David L. Nicol wrote:
> We're having a blizzard in Kansas City.  After breakfasting, changing
> the litter box, and hiking to work through the snow, I am finally
> looking at Conway's RFC 271.  Guess which one of the earlier
> activites it reminds me of.
>

I'm in really doubt... Breakfasting?  ;-)



> I agree with Branden that the inheritance semantics is screwy.
> I think DesignByContract contract enforcement is best done with
> a parameter typing system of some kind (as in C++).  Proper
> objects don't get into invalid states (unless you smash them with
> hammers, of course), so with polymorphic subs, where the
> types of the arguments are part of the name of the function, and
> some restrictions on C<bless>
>
> (Did anyone RFC an extension to C<bless> that allows a type to
> define a sanity checking function?)
>
> you can't call a subroutine with an invalid argument.
>

I'm actually working on the underlying structures of Perl variables (part of
the big vtable discussion...), what is leading to underlying representation
of Perl objects.
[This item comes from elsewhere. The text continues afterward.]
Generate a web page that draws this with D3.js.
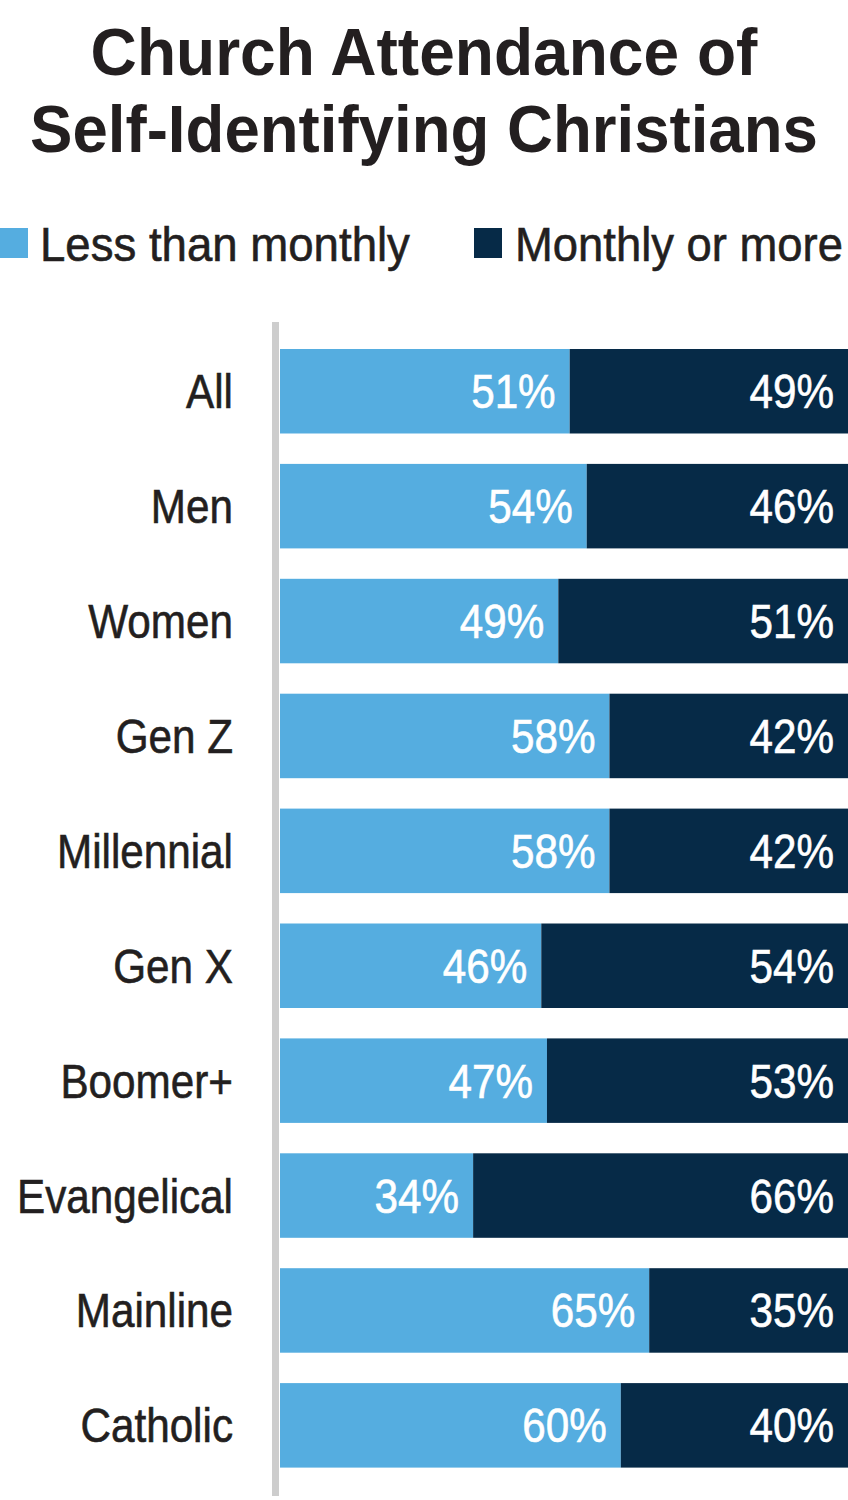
<!DOCTYPE html>
<html><head><meta charset="utf-8">
<script src="https://cdn.jsdelivr.net/npm/d3@7"></script>
<style>
html,body{margin:0;padding:0;background:#fff;}
svg{display:block;}
text{font-family:"Liberation Sans",Arial,Helvetica,sans-serif;}
</style></head>
<body>
<script>
const categories = ["All","Men","Women","Gen Z","Millennial","Gen X","Boomer+","Evangelical","Mainline","Catholic"];
const lessThanMonthly = [51,54,49,58,58,46,47,34,65,60];
const monthlyOrMore   = [49,46,51,42,42,54,53,66,35,40];
const seriesNames = ["Less than monthly","Monthly or more"];
const titleLines = ["Church Attendance of","Self-Identifying Christians"];

const W = 848, H = 1500;
const colors = ["#55ADE0","#062A47"];
const ink = "#231F20";
const SX = 0.88; // horizontal condensing of label text
const svg = d3.select("body").append("svg").attr("width",W).attr("height",H);

// place a text so that it spans a target width (horizontal scale only)
function fitText(parent, str, x0, baseline, width, size, weight, anchor){
  const grp = parent.append("g");
  const t = grp.append("text").attr("font-size",size).attr("font-weight",weight||"normal")
    .attr("fill",ink).attr("text-anchor",anchor||"start").text(str);
  if(weight!=="bold") t.attr("stroke",ink).attr("stroke-width",0.6);
  const natural = t.node().getComputedTextLength();
  grp.attr("transform",`translate(${x0},${baseline}) scale(${width/natural},1)`);
  return grp;
}

// title
const titleW = [667,788];
titleLines.forEach((s,i)=>fitText(svg, s, W/2, 75+i*77, titleW[i], 66, "bold", "middle"));

// legend
const legX = [0,474], legTextX=[40,515], legW=[370,328];
seriesNames.forEach((s,i)=>{
  svg.append("rect").attr("x",legX[i]).attr("y",228).attr("width",28).attr("height",30).attr("fill",colors[i]);
  fitText(svg, s, legTextX[i], 261, legW[i], 48, "normal", "start");
});

const x = d3.scaleLinear().domain([0,100]).range([280,848]);
const y = d3.scaleBand().domain(categories).range([349,1467.6]).paddingInner(0.2646).paddingOuter(0);

const data = categories.map((c,i)=>({cat:c, vals:[lessThanMonthly[i],monthlyOrMore[i]]}));
const stacked = d3.stack().keys([0,1]).value((d,k)=>d.vals[k])(data);

const g = svg.append("g");
stacked.forEach((layer,k)=>{
  g.append("g").selectAll("rect").data(layer).join("rect")
    .attr("x",d=>x(d[0])).attr("width",d=>x(d[1])-x(d[0]))
    .attr("y",d=>y(d.data.cat)).attr("height",y.bandwidth())
    .attr("fill",colors[k]);
  g.append("g").selectAll("g").data(layer).join("g")
    .attr("transform",d=>`translate(${x(d[1])-14},${y(d.data.cat)+y.bandwidth()/2+17}) scale(${SX},1)`)
    .append("text")
    .attr("text-anchor","end").attr("font-size",48).attr("fill","#fff")
    .attr("stroke","#fff").attr("stroke-width",0.6)
    .text(d=>(d[1]-d[0])+"%");
});

// category labels
svg.append("g").selectAll("g").data(categories).join("g")
  .attr("transform",d=>`translate(233,${y(d)+y.bandwidth()/2+17}) scale(${SX},1)`)
  .append("text")
  .attr("text-anchor","end").attr("font-size",48).attr("fill",ink)
  .attr("stroke",ink).attr("stroke-width",0.6)
  .text(d=>d);

// axis line
svg.append("rect").attr("x",272).attr("y",322).attr("width",7).attr("height",1174).attr("fill","#CDCDCD");
</script>
</body></html>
I think this could be used to allow implementation of
Design-By-Contract as an extension instead of built-in in the language, and
require the programer to explicitly specify which classes would use DBC.
It's actually a -internal thing, but I'll probably have to bring the
discussion to -language too since it's much affected by it.





>
> The C<POST> method of defining a thing that is to be done on exiting
> the current scope would make things easier rather than more complex
> in my opinion, as discusses previously.
>

In my point of view, the mechanism proposed on RFC 271 is only good for DBC,
mainly because of its inheritance semantics, so I agree with you that RFC
271 is not the best to define the thing to be done on exiting the scope.
(Please note I'm not supporting POST either, I think I'd probably go with
`continue', but I really don't want to enter that fight, I'm trying to be a
pacifist :-)



>
> If object validity checking were incorporated int C<bless> the customary
> return of an object
> [snip]
>

I don't think I quite understood you. Are you thinking `new' is the only one
that would have pre/post to validate arguments? Actually every method call
would potentially have pre/post blocks, by RFC 271. Did I get you wrong?